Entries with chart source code
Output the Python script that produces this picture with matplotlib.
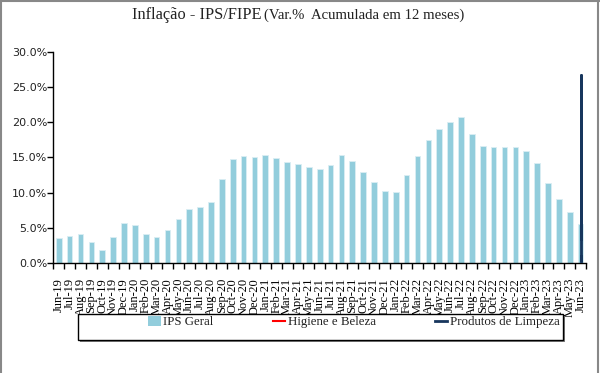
import matplotlib
matplotlib.use('Agg')
import matplotlib.pyplot as plt
import numpy as np
from matplotlib.patches import Rectangle
from matplotlib.lines import Line2D
from matplotlib.patches import Patch
from matplotlib.ticker import FuncFormatter

SERIF = ['Liberation Serif', 'DejaVu Serif']
SANS = ['DejaVu Sans']

months = ['Jun-19', 'Jul-19', 'Aug-19', 'Sep-19', 'Oct-19', 'Nov-19', 'Dec-19',
          'Jan-20', 'Feb-20', 'Mar-20', 'Apr-20', 'May-20', 'Jun-20', 'Jul-20',
          'Aug-20', 'Sep-20', 'Oct-20', 'Nov-20', 'Dec-20', 'Jan-21', 'Feb-21',
          'Mar-21', 'Apr-21', 'May-21', 'Jun-21', 'Jul-21', 'Aug-21', 'Sep-21',
          'Oct-21', 'Nov-21', 'Dec-21', 'Jan-22', 'Feb-22', 'Mar-22', 'Apr-22',
          'May-22', 'Jun-22', 'Jul-22', 'Aug-22', 'Sep-22', 'Oct-22', 'Nov-22',
          'Dec-22', 'Jan-23', 'Feb-23', 'Mar-23', 'Apr-23', 'May-23', 'Jun-23']

# var. % acumulada em 12 meses
ips_geral = [3.54, 3.87, 4.15, 2.97, 1.88, 3.78, 5.71, 5.43, 4.15, 3.78, 4.72,
             6.33, 7.65, 8.03, 8.69, 12.00, 14.83, 15.26, 15.03, 15.36, 14.93,
             14.36, 14.08, 13.60, 13.42, 13.98, 15.31, 14.50, 12.95, 11.48, 10.20,
             10.07, 12.52, 15.21, 17.48, 19.04, 20.03, 20.79, 18.33, 16.63, 16.44,
             16.49, 16.49, 15.92, 14.22, 11.38, 9.07, 7.23, 5.62]

higiene_beleza = [3.3, 3.8, 4.2, 4.5, 4.1, 4.6, 5.2, 5.6, 5.9, 6.1, 6.4,
                  6.8, 7.3, 7.9, 8.4, 9.2, 10.1, 10.8, 11.5, 12.1, 12.6,
                  13.0, 13.4, 13.9, 14.3, 14.8, 15.2, 15.6, 16.0, 16.3, 16.9,
                  17.4, 17.9, 18.5, 18.9, 18.6, 18.2, 17.7, 17.1, 16.4, 15.8,
                  15.1, 14.3, 13.5, 12.6, 11.2, 9.8, 8.1, 6.9]

produtos_limpeza = [0.2, 0.6, 1.1, 0.9, 0.5, 1.4, 2.3, 3.1, 3.6, 4.2, 5.8,
                    7.4, 9.6, 11.3, 13.2, 15.7, 18.1, 19.6, 20.4, 21.2, 21.9,
                    22.6, 23.1, 23.5, 23.9, 24.6, 25.2, 25.9, 26.3, 26.7, 26.1,
                    25.4, 24.8, 24.2, 23.6, 22.9, 21.8, 20.5, 19.3, 17.8, 16.2,
                    14.9, 13.1, 11.4, 9.7, 7.9, 6.2, 4.8, 3.5]

fig = plt.figure(figsize=(6, 3.73), dpi=100)
ax = fig.add_axes([0.0889, 0.2941, 0.8878, 0.5673])

x = np.arange(len(months))
ax.bar(x, ips_geral, width=0.52, color='#92CDDC', edgecolor='#DAEEF3',
       linewidth=0.6, zorder=2)

# no gráfico original as duas séries de linha ficaram todas sobre a última categoria
x_last = np.full(len(months), x[-1])
ax.plot(x_last, higiene_beleza, color='#FF0000', linewidth=1.2, zorder=3)
ax.plot(x_last, produtos_limpeza, color='#17365D', linewidth=2.0, zorder=4)

ax.set_xlim(-0.5, len(months) - 0.5)
ax.set_ylim(0, 30)
ax.set_yticks(np.arange(0, 30.1, 5))
ax.yaxis.set_major_formatter(FuncFormatter(lambda v, p: f'{v:.1f}%'))
ax.set_xticks(x)
ax.set_xticklabels(months, rotation=90, family=SERIF, fontsize=9.0)
ax.set_xticks(np.arange(-0.5, len(months)), minor=True)
ax.tick_params(axis='x', which='major', length=0, pad=10.5)
ax.tick_params(axis='x', which='minor', length=4, width=1, color='black')
ax.tick_params(axis='y', length=4, width=1, pad=0.5, labelsize=8)
for lab in ax.get_yticklabels():
    lab.set_family(SANS)
    lab.set_color('#222222')

for s in ['top', 'right']:
    ax.spines[s].set_visible(False)
for s in ['left', 'bottom']:
    ax.spines[s].set_color('black')
    ax.spines[s].set_linewidth(1)

# título
ty = 1 - 19 / 373
fig.text(261 / 600, ty, 'Inflação - IPS/FIPE', ha='right', va='baseline',
         family=SERIF, fontsize=11.8, color='#222222')
fig.text(264 / 600, ty, '(Var.%  Acumulada em 12 meses)', ha='left', va='baseline',
         family=SERIF, fontsize=10.6, color='#222222')

# caixa da legenda
W, H = 600, 373
fig.patches.append(Rectangle((80 / W, 1 - 342 / H), 485 / W, 26 / H,
                             transform=fig.transFigure, facecolor='#808080',
                             edgecolor='none', zorder=0))
fig.patches.append(Rectangle((78 / W, 1 - 340 / H), 485 / W, 26 / H,
                             transform=fig.transFigure, facecolor='white',
                             edgecolor='black', linewidth=1, zorder=1))

handles = [Patch(facecolor='#92CDDC', edgecolor='none'),
           Line2D([], [], color='#FF0000', linewidth=1.5),
           Line2D([], [], color='#17365D', linewidth=2.0)]
leg = fig.legend(handles, ['IPS Geral', 'Higiene e Beleza', 'Produtos de Limpeza'],
                 loc='center', bbox_to_anchor=(354 / W, 1 - 322 / H), ncol=3,
                 frameon=False, prop={'family': SERIF, 'size': 9.3},
                 handlelength=0.95, handleheight=0.9, handletextpad=0.2,
                 columnspacing=4.6, borderaxespad=0)
for t in leg.get_texts():
    t.set_color('#222222')

# moldura externa
for xs, ys in [([1 / W, 1 / W], [0, 1]), ([597.5 / W, 597.5 / W], [0, 1]),
               ([0, 1], [1 - 0.5 / H, 1 - 0.5 / H])]:
    fig.add_artist(Line2D(xs, ys, transform=fig.transFigure, color='#888888',
                          linewidth=1.5))

fig.savefig('out.png', dpi=100)
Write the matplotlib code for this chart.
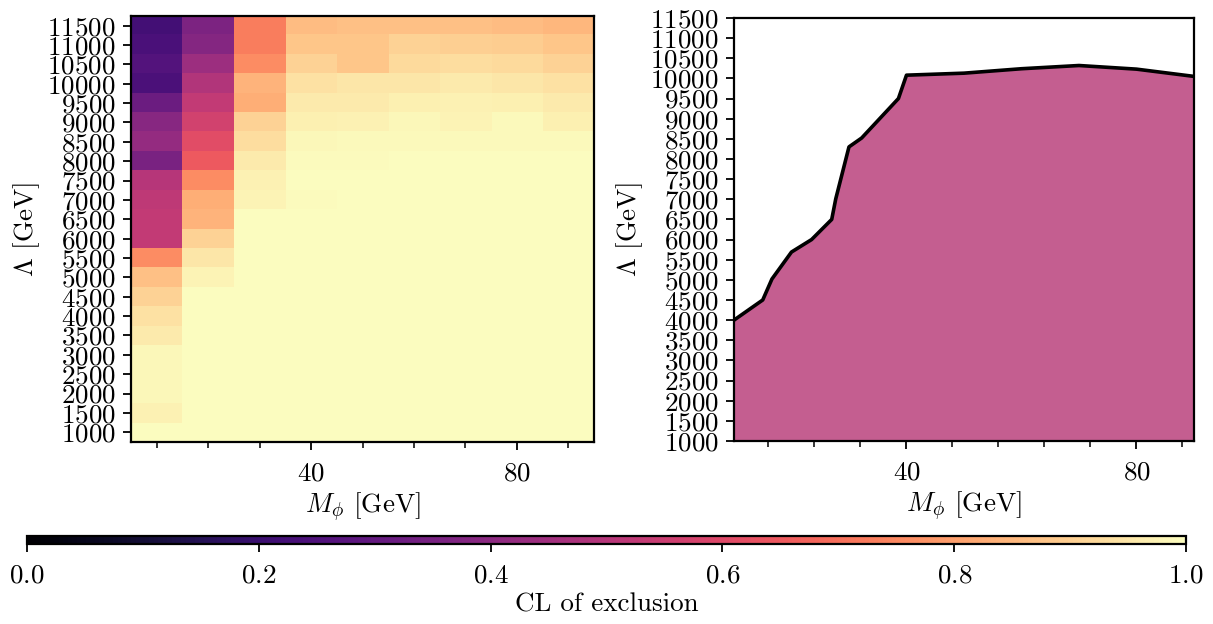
import numpy as np
import matplotlib
matplotlib.use("Agg")
import matplotlib.pyplot as plt
from matplotlib.ticker import MultipleLocator, AutoMinorLocator

plt.rcParams['font.family'] = 'serif'
plt.rcParams['font.serif'] = ['cmr10', 'DejaVu Serif']
plt.rcParams['mathtext.fontset'] = 'cm'
plt.rcParams['axes.formatter.use_mathtext'] = True
plt.rcParams['font.size'] = 19.5

# grid of the scan
masses = [10, 20, 30, 40, 50, 60, 70, 80, 90]
lambdas = list(range(1000, 12000, 500))  # 1000 ... 11500

# CL of exclusion per mass column, Lambda from 1000 up to 11500
cl_m10 = [1.0, 0.975, 0.985, 0.985, 0.985, 0.96, 0.94, 0.91, 0.87, 0.76, 0.53,
          0.53, 0.52, 0.50, 0.355, 0.42, 0.39, 0.32, 0.24, 0.26, 0.235, 0.22]
cl_m20 = [1.0, 1.0, 1.0, 1.0, 1.0, 1.0, 1.0, 1.0, 0.98, 0.95, 0.91,
          0.84, 0.83, 0.76, 0.65, 0.61, 0.57, 0.53, 0.49, 0.44, 0.38, 0.36]
cl_m30 = [1.0, 1.0, 1.0, 1.0, 1.0, 1.0, 1.0, 1.0, 1.0, 1.0, 1.0,
          1.0, 0.98, 0.975, 0.96, 0.93, 0.91, 0.83, 0.84, 0.76, 0.73, 0.73]
cl_m40 = [1.0, 1.0, 1.0, 1.0, 1.0, 1.0, 1.0, 1.0, 1.0, 1.0, 1.0,
          1.0, 0.995, 1.0, 0.995, 0.985, 0.97, 0.96, 0.94, 0.91, 0.88, 0.86]
cl_m50 = [1.0, 1.0, 1.0, 1.0, 1.0, 1.0, 1.0, 1.0, 1.0, 1.0, 1.0,
          1.0, 1.0, 1.0, 0.995, 0.99, 0.975, 0.96, 0.95, 0.88, 0.88, 0.87]
cl_m60 = [1.0, 1.0, 1.0, 1.0, 1.0, 1.0, 1.0, 1.0, 1.0, 1.0, 1.0,
          1.0, 1.0, 1.0, 1.0, 0.99, 0.985, 0.97, 0.95, 0.925, 0.91, 0.87]
cl_m70 = [1.0, 1.0, 1.0, 1.0, 1.0, 1.0, 1.0, 1.0, 1.0, 1.0, 1.0,
          1.0, 1.0, 1.0, 1.0, 0.99, 0.978, 0.975, 0.96, 0.93, 0.90, 0.87]
cl_m80 = [1.0, 1.0, 1.0, 1.0, 1.0, 1.0, 1.0, 1.0, 1.0, 1.0, 1.0,
          1.0, 1.0, 1.0, 1.0, 0.99, 0.99, 0.97, 0.95, 0.925, 0.895, 0.86]
cl_m90 = [1.0, 1.0, 1.0, 1.0, 1.0, 1.0, 1.0, 1.0, 1.0, 1.0, 1.0,
          1.0, 1.0, 1.0, 1.0, 0.99, 0.97, 0.96, 0.94, 0.91, 0.88, 0.85]

# exclusion contour (95% CL boundary)
contour_m = [10, 15, 16.6, 20, 23.5, 27, 27.7, 30, 32.2, 38.6, 40, 50, 60, 70, 80, 90]
contour_lam = [4000, 4500, 5020, 5690, 6000, 6500, 7010, 8300, 8520, 9500, 10080,
               10130, 10240, 10320, 10230, 10050]

cl_grid = np.array([cl_m10, cl_m20, cl_m30, cl_m40, cl_m50,
                    cl_m60, cl_m70, cl_m80, cl_m90]).T

fig = plt.figure(figsize=(12.13, 6.24), dpi=100)
ax1 = fig.add_axes([0.108, 0.2917, 0.3817, 0.6827])
ax2 = fig.add_axes([0.6051, 0.2933, 0.3792, 0.6779])
cax = fig.add_axes([0.0223, 0.1275, 0.9555, 0.0135])

dm = (masses[1] - masses[0]) / 2
dl = (lambdas[1] - lambdas[0]) / 2
im = ax1.imshow(cl_grid, origin='lower', aspect='auto', cmap='magma',
                vmin=0, vmax=1, interpolation='nearest',
                extent=[masses[0] - dm, masses[-1] + dm,
                        lambdas[0] - dl, lambdas[-1] + dl])
ax1.set_yticks(lambdas)
ax1.xaxis.set_major_locator(MultipleLocator(40))
ax1.xaxis.set_minor_locator(MultipleLocator(10))
ax1.set_xlabel(r'$M_\phi$ [GeV]')
ax1.set_ylabel(r'$\Lambda$ [GeV]')

# right panel: excluded region
ax2.fill_between(contour_m, lambdas[0], contour_lam, color='#c45e90', lw=0)
ax2.plot(contour_m, contour_lam, color='black', lw=2.6)
ax2.set_xlim(10, 90)
ax2.set_ylim(lambdas[0], lambdas[-1])
ax2.set_yticks(lambdas)
ax2.xaxis.set_major_locator(MultipleLocator(40))
ax2.xaxis.set_minor_locator(AutoMinorLocator(5))
ax2.set_xlabel(r'$M_\phi$ [GeV]')
ax2.set_ylabel(r'$\Lambda$ [GeV]')

for ax in (ax1, ax2):
    for s in ax.spines.values():
        s.set_linewidth(1.6)
    ax.tick_params(which='major', length=6, width=1.3)
    ax.tick_params(axis='y', pad=5)
    ax.tick_params(axis='x', pad=8)
    ax.tick_params(which='minor', length=4, width=1.1)
    ax.yaxis.labelpad = 4

cb = fig.colorbar(im, cax=cax, orientation='horizontal')
cb.set_ticks([0.0, 0.2, 0.4, 0.6, 0.8, 1.0])
cb.set_label('CL of exclusion', labelpad=4)
cb.outline.set_linewidth(1.6)
cax.tick_params(length=6, width=1.3, pad=8)

fig.savefig('out.png', dpi=100)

- _TASK GOAL_: Exactly as written, please give again the lines from the beginning of the listing through the line containing "SANS = ['DejaVu Sans']", inclusive, without any pictures.

- _SOLUTION FOR THIS EXERCISE_:
Output the Python script that produces this picture with matplotlib.
import matplotlib
matplotlib.use('Agg')
import matplotlib.pyplot as plt
import numpy as np
from matplotlib.patches import Rectangle
from matplotlib.lines import Line2D
from matplotlib.patches import Patch
from matplotlib.ticker import FuncFormatter

SERIF = ['Liberation Serif', 'DejaVu Serif']
SANS = ['DejaVu Sans']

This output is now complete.